- Born: Luis de Garrido Talavera 1967 (age 58–59)
- Education: Technical University of Valencia Polytechnic University of Catalonia
- Occupation: Architect
- Website: www.luisdegarrido.com

= Luis de Garrido =

Spanish architect (born 1967)

Luis de Garrido Talavera (born 1967) is a Spanish architect working in sustainable architecture in Spain.

==Biography==
Luis de Garrido studied architecture at the UPV (4951)Polytechnic University of Valencia where he graduated with a doctorate. He also completed a master's degree in Urban Design at the (Polytechnic University of Catalonia).

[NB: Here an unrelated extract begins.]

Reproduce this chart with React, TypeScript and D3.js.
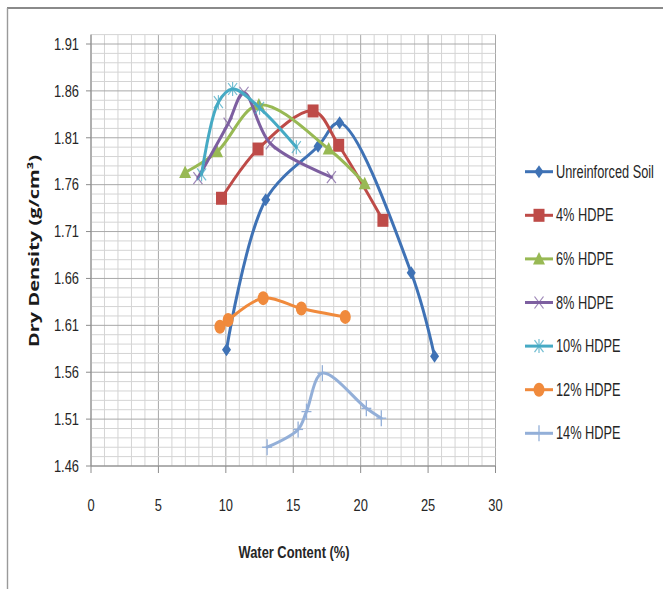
import React from 'react';
import * as d3 from 'd3';

// ── Data ──────────────────────────────────────────────────────────────────────
const X_TICKS = [0, 5, 10, 15, 20, 25, 30];
const Y_TICKS = [1.46, 1.51, 1.56, 1.61, 1.66, 1.71, 1.76, 1.81, 1.86, 1.91];

const unreinforced: [number, number][] = [
  [10.05, 1.584], [12.96, 1.744], [16.84, 1.801], [18.44, 1.826], [23.75, 1.666], [25.48, 1.577],
];
const hdpe4: [number, number][] = [
  [9.68, 1.7455], [12.39, 1.798], [16.47, 1.8386], [18.37, 1.802], [21.65, 1.722],
];
const hdpe6: [number, number][] = [
  [6.98, 1.773], [9.35, 1.795], [12.45, 1.845], [17.63, 1.798], [20.3, 1.761],
];
const hdpe8: [number, number][] = [
  [7.93, 1.767], [10.17, 1.825], [11.35, 1.858], [13.3, 1.804], [17.83, 1.768],
];
const hdpe10: [number, number][] = [
  [8.2, 1.771], [9.45, 1.848], [10.5, 1.862], [12.5, 1.842], [15.23, 1.8],
];
const hdpe12: [number, number][] = [
  [9.56, 1.6085], [10.17, 1.6157], [12.77, 1.639], [15.6, 1.628], [18.86, 1.619],
];
const hdpe14: [number, number][] = [
  [13.06, 1.48], [15.36, 1.499], [15.98, 1.518], [17.16, 1.559], [20.42, 1.5215], [21.53, 1.511],
];

const SERIES = [
  { label: 'Unreinforced Soil', data: unreinforced, color: '#3f72b5', marker: 'diamond' },
  { label: '4% HDPE', data: hdpe4, color: '#be4b48', marker: 'square' },
  { label: '6% HDPE', data: hdpe6, color: '#98b954', marker: 'triangle' },
  { label: '8% HDPE', data: hdpe8, color: '#7d5fa0', marker: 'x' },
  { label: '10% HDPE', data: hdpe10, color: '#46aac4', marker: 'star' },
  { label: '12% HDPE', data: hdpe12, color: '#f08a3c', marker: 'circle' },
  { label: '14% HDPE', data: hdpe14, color: '#93afd8', marker: 'plus' },
];

const FONT = "'Liberation Sans', Arial, sans-serif";

// condensed text: drawn at (x, y) and squeezed horizontally like the reference
function NText({ x, y, anchor = 'start', size = 16.5, squeeze = 0.78, weight = 'normal', children }:
  { x: number; y: number; anchor?: string; size?: number; squeeze?: number; weight?: string; children: React.ReactNode }) {
  return (
    <g transform={`translate(${x},${y}) scale(${squeeze},1)`}>
      <text dy="0.35em" textAnchor={anchor} fontFamily={FONT} fontSize={size} fontWeight={weight} fill="#262626">
        {children}
      </text>
    </g>
  );
}

function Marker({ kind, x, y, color }: { kind: string; x: number; y: number; color: string }) {
  switch (kind) {
    case 'diamond':
      return <path d={`M${x},${y - 6.5}L${x + 4.5},${y}L${x},${y + 6.5}L${x - 4.5},${y}Z`} fill={color} />;
    case 'square':
      return <rect x={x - 5.5} y={y - 6.5} width={11} height={13} fill={color} />;
    case 'triangle':
      return <path d={`M${x},${y - 7}L${x + 6},${y + 5.5}L${x - 6},${y + 5.5}Z`} fill={color} />;
    case 'x':
      return (
        <g stroke={color} strokeWidth={1.2} opacity={0.75}>
          <line x1={x - 4.5} y1={y - 6} x2={x + 4.5} y2={y + 6} />
          <line x1={x - 4.5} y1={y + 6} x2={x + 4.5} y2={y - 6} />
        </g>
      );
    case 'star':
      return (
        <g stroke={color} strokeWidth={1.2} opacity={0.75}>
          <line x1={x - 4.5} y1={y - 6} x2={x + 4.5} y2={y + 6} />
          <line x1={x - 4.5} y1={y + 6} x2={x + 4.5} y2={y - 6} />
          <line x1={x} y1={y - 7} x2={x} y2={y + 7} />
        </g>
      );
    case 'circle':
      return <ellipse cx={x} cy={y} rx={5.5} ry={7} fill={color} />;
    case 'plus':
      return (
        <g stroke={color} strokeWidth={1.3}>
          <line x1={x} y1={y - 8} x2={x} y2={y + 8} />
          <line x1={x - 5} y1={y} x2={x + 5} y2={y} />
        </g>
      );
    default:
      return null;
  }
}

export default function App() {
  const W = 663;
  const H = 589;

  const xScale = d3.scaleLinear().domain([0, 30]).range([91, 495.5]);
  const yScale = d3.scaleLinear().domain([1.46, 1.91]).range([466, 44]);
  const yTop = 1.92;

  const lineGen = d3.line<[number, number]>()
    .x(d => xScale(d[0]))
    .y(d => yScale(d[1]))
    .curve(d3.curveCatmullRom.alpha(0.5));

  const xMinor = d3.range(0, 31, 1);
  const yMinor = d3.range(0, 47).map(i => +(1.46 + i * 0.01).toFixed(2));

  const legendX = 525;
  const legendY = 171.7;
  const legendStep = 43.6;

  return (
    <div style={{ position: 'absolute', left: 0, top: 0 }}>
      <svg width={W} height={H} style={{ display: 'block', background: '#fff' }}>
        {/* outer frame */}
        <line x1={7} y1={8} x2={W} y2={8} stroke="#8a8a8a" strokeWidth={2.2} />
        <line x1={7.5} y1={8} x2={7.5} y2={H} stroke="#9a9a9a" strokeWidth={1.4} />

        {/* grid */}
        {xMinor.map(v => (
          <line key={`gx${v}`} x1={xScale(v)} x2={xScale(v)} y1={yScale(yTop)} y2={yScale(1.46)}
            stroke={v % 5 === 0 ? '#a8a8a8' : '#d4d4d4'} strokeWidth={1} />
        ))}
        {yMinor.map((v, i) => (
          <line key={`gy${v}`} x1={xScale(0)} x2={xScale(30)} y1={yScale(v)} y2={yScale(v)}
            stroke={i % 5 === 0 ? '#a8a8a8' : '#d4d4d4'} strokeWidth={1} />
        ))}

        {/* axes */}
        <line x1={xScale(0)} x2={xScale(0)} y1={yScale(yTop)} y2={yScale(1.46)} stroke="#8c8c8c" />
        <line x1={xScale(0)} x2={xScale(30)} y1={yScale(1.46)} y2={yScale(1.46)} stroke="#8c8c8c" />
        {Y_TICKS.map(v => (
          <g key={`yt${v}`}>
            <line x1={xScale(0) - 5} x2={xScale(0)} y1={yScale(v)} y2={yScale(v)} stroke="#8c8c8c" />
            <NText x={79} y={yScale(v)} anchor="end">{v.toFixed(2)}</NText>
          </g>
        ))}
        {X_TICKS.map(v => (
          <g key={`xt${v}`}>
            <line x1={xScale(v)} x2={xScale(v)} y1={yScale(1.46)} y2={yScale(1.46) + 7} stroke="#8c8c8c" />
            <NText x={xScale(v)} y={505} anchor="middle">{v}</NText>
          </g>
        ))}

        {/* axis titles */}
        <NText x={294} y={552} anchor="middle" weight="bold" size={16.5} squeeze={0.78}>Water Content (%)</NText>
        <text transform="translate(34,251) rotate(-90)" textAnchor="middle" dy="0.35em"
          fontFamily="'Open Sans', 'DejaVu Sans', sans-serif" fontSize={13.5} fontWeight="bold" fill="#1a1a1a"
          textLength={192} lengthAdjust="spacingAndGlyphs">
          Dry Density (g/cm³)
        </text>

        {/* series */}
        {SERIES.map(s => (
          <g key={s.label}>
            <path d={lineGen(s.data) || ''} fill="none" stroke={s.color} strokeWidth={3}
              strokeLinejoin="round" strokeLinecap="round" />
            {s.data.map((d, i) => (
              <Marker key={i} kind={s.marker} x={xScale(d[0])} y={yScale(d[1])} color={s.color} />
            ))}
          </g>
        ))}

        {/* legend */}
        {SERIES.map((s, i) => {
          const y = legendY + i * legendStep;
          return (
            <g key={`lg${s.label}`}>
              <line x1={legendX} x2={legendX + 28} y1={y} y2={y} stroke={s.color} strokeWidth={3} />
              <Marker kind={s.marker} x={legendX + 14} y={y} color={s.color} />
              <NText x={legendX + 31} y={y} size={17.5} squeeze={0.73}>{s.label}</NText>
            </g>
          );
        })}
      </svg>
    </div>
  );
}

He has taught a range of subjects at the information technology faculty at the Polytechnic University of Valencia (UPV), the information technology faculty at the Polytechnic University of Catalonia (UPC), and the school of telecommunications. Universitat Ramón Llull (URL), Barcelona, at the architectural school at the Polytechnic University of Valencia (UPV) and the architectural school at the Polytechnic University of Catalonia (UPC).

Luis de Garrido directs an architectural firm "Luis De Garrido Architects", in Valencia, Spain, which is involved in green architecture. He has designed houses for celebrities including supermodel Naomi Campbell and footballer Lionel Messi.